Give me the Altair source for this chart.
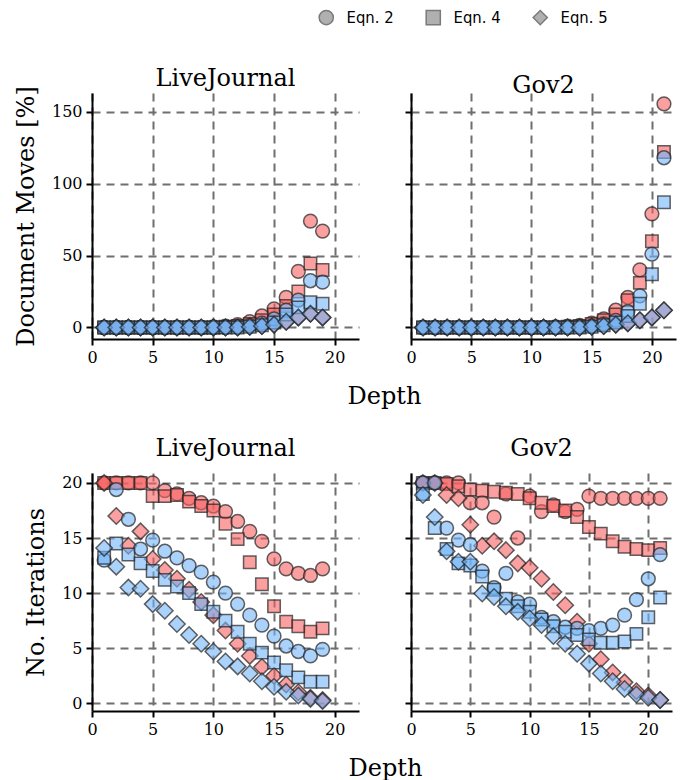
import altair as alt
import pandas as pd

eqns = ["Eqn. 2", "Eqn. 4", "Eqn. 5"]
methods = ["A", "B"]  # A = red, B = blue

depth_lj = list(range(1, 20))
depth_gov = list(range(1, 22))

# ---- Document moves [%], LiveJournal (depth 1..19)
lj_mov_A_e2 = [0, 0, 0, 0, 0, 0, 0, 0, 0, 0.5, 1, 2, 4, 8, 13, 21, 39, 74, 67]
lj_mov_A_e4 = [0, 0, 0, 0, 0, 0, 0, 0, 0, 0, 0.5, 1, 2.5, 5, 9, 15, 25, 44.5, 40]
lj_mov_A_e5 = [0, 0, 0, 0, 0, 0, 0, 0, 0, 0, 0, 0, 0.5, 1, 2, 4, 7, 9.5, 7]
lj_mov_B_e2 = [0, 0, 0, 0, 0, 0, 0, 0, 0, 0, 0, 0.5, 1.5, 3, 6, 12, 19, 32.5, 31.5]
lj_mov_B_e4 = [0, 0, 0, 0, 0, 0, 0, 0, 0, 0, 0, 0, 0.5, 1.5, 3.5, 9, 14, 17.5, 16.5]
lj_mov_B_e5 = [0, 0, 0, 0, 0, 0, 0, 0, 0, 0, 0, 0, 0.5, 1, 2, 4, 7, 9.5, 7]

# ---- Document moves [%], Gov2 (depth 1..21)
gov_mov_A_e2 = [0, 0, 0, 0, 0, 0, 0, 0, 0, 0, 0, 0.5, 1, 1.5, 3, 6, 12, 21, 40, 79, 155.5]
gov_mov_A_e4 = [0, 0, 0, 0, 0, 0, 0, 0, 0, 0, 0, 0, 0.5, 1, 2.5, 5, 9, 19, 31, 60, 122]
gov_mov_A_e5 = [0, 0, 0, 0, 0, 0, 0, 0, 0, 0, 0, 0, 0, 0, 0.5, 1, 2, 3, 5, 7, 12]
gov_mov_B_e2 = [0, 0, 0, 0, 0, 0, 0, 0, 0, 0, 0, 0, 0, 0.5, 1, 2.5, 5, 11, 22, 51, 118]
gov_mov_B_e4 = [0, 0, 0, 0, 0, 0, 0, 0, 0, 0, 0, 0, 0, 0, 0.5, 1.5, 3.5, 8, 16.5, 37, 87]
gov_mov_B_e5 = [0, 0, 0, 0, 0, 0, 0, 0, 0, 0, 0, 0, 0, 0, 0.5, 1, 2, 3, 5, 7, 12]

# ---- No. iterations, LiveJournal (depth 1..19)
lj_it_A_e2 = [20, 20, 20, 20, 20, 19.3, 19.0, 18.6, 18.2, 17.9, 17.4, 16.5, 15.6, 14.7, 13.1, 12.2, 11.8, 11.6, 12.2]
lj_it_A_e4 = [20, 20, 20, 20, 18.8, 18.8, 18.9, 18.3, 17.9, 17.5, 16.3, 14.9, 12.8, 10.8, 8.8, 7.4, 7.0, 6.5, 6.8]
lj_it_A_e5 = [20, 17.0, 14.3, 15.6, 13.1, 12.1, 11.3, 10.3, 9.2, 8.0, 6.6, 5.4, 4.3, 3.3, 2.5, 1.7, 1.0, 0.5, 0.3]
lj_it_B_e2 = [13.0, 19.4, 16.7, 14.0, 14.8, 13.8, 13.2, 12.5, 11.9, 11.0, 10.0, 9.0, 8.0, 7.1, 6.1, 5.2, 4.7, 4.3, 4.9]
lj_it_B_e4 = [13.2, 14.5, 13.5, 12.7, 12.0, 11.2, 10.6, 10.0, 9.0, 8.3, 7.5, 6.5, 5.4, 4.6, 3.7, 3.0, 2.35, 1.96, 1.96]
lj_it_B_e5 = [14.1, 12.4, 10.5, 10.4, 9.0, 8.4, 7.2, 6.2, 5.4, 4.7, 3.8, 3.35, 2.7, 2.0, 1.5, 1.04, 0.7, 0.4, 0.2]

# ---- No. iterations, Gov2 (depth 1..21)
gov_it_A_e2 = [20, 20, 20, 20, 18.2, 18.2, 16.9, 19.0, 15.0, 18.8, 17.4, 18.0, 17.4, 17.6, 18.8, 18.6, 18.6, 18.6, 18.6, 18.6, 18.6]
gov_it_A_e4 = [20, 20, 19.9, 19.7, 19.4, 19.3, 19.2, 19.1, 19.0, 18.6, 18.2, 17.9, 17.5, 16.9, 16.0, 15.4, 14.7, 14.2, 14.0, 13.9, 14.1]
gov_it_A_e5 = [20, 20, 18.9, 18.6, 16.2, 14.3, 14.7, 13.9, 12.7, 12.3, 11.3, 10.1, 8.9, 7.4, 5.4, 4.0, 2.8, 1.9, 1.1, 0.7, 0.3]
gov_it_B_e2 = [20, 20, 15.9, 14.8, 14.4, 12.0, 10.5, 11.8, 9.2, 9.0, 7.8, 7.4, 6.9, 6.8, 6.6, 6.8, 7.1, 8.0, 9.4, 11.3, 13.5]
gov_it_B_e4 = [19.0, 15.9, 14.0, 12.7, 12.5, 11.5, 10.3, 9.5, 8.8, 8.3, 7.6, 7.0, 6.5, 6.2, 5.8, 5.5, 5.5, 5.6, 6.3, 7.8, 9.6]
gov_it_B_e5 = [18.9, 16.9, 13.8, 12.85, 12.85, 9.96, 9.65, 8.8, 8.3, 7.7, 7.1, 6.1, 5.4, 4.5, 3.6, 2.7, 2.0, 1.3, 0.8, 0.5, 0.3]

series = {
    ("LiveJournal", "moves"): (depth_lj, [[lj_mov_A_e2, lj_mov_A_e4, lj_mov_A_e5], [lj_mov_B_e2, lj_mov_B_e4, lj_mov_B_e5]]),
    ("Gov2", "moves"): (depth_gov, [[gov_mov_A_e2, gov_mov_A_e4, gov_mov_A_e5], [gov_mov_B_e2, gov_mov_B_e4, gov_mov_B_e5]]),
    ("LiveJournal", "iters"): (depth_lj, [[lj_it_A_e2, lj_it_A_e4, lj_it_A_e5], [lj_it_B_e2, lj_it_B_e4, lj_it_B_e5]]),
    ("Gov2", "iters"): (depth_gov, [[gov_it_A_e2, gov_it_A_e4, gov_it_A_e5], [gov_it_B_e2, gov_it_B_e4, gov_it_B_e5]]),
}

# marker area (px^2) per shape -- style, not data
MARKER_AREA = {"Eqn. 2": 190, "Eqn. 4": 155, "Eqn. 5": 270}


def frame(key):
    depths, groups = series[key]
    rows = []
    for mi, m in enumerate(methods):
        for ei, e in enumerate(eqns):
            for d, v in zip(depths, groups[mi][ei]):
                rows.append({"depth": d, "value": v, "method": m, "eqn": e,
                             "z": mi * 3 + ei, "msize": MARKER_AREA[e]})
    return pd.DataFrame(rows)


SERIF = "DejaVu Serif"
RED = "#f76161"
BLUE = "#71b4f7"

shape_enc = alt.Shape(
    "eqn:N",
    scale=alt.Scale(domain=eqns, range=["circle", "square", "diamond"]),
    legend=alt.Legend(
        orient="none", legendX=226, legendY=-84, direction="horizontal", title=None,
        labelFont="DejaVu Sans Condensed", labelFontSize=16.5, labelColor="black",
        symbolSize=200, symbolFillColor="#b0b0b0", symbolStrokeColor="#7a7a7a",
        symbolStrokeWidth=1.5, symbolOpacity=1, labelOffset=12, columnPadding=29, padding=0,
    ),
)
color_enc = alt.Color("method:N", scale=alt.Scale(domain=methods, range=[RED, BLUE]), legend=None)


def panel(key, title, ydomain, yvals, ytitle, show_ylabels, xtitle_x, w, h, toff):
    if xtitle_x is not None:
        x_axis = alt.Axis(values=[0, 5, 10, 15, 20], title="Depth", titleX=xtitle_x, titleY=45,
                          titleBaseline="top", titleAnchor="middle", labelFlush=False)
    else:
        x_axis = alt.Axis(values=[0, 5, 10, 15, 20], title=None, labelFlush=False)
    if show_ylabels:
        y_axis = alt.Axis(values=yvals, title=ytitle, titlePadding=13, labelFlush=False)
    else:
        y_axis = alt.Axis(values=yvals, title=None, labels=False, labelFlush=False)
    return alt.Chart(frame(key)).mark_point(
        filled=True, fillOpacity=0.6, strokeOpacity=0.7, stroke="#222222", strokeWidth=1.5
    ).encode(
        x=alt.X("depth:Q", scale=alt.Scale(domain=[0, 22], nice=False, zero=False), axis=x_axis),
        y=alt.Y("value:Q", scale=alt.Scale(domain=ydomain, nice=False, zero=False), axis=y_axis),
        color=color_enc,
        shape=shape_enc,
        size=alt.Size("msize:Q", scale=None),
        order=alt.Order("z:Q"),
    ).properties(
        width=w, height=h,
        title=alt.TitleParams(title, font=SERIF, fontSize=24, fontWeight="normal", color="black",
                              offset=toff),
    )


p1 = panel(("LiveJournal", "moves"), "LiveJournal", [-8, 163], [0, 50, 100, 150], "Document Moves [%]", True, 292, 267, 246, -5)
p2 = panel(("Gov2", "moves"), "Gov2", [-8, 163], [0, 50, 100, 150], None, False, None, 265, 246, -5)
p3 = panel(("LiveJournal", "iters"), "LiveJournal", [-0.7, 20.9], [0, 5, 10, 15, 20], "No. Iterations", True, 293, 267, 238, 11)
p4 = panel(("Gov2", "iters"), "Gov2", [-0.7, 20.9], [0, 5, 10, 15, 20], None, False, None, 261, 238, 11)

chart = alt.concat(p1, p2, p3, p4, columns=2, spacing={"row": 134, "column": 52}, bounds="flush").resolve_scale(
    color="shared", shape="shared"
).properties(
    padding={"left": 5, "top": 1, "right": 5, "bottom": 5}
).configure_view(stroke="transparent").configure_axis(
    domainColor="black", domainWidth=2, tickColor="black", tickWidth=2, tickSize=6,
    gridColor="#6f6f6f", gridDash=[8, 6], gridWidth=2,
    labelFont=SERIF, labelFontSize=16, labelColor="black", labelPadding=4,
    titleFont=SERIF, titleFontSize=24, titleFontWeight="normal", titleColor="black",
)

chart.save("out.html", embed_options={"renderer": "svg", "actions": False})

=====

- **TASK STATEMENT**:
Leave the pictures out and please restate exactly the lines running from the start of the material through the one with "depth_gov = list(range(1, 22))".

- **WRITTEN RESPONSE**:
Give me the Altair source for this chart.
import altair as alt
import pandas as pd

eqns = ["Eqn. 2", "Eqn. 4", "Eqn. 5"]
methods = ["A", "B"]  # A = red, B = blue

depth_lj = list(range(1, 20))
depth_gov = list(range(1, 22))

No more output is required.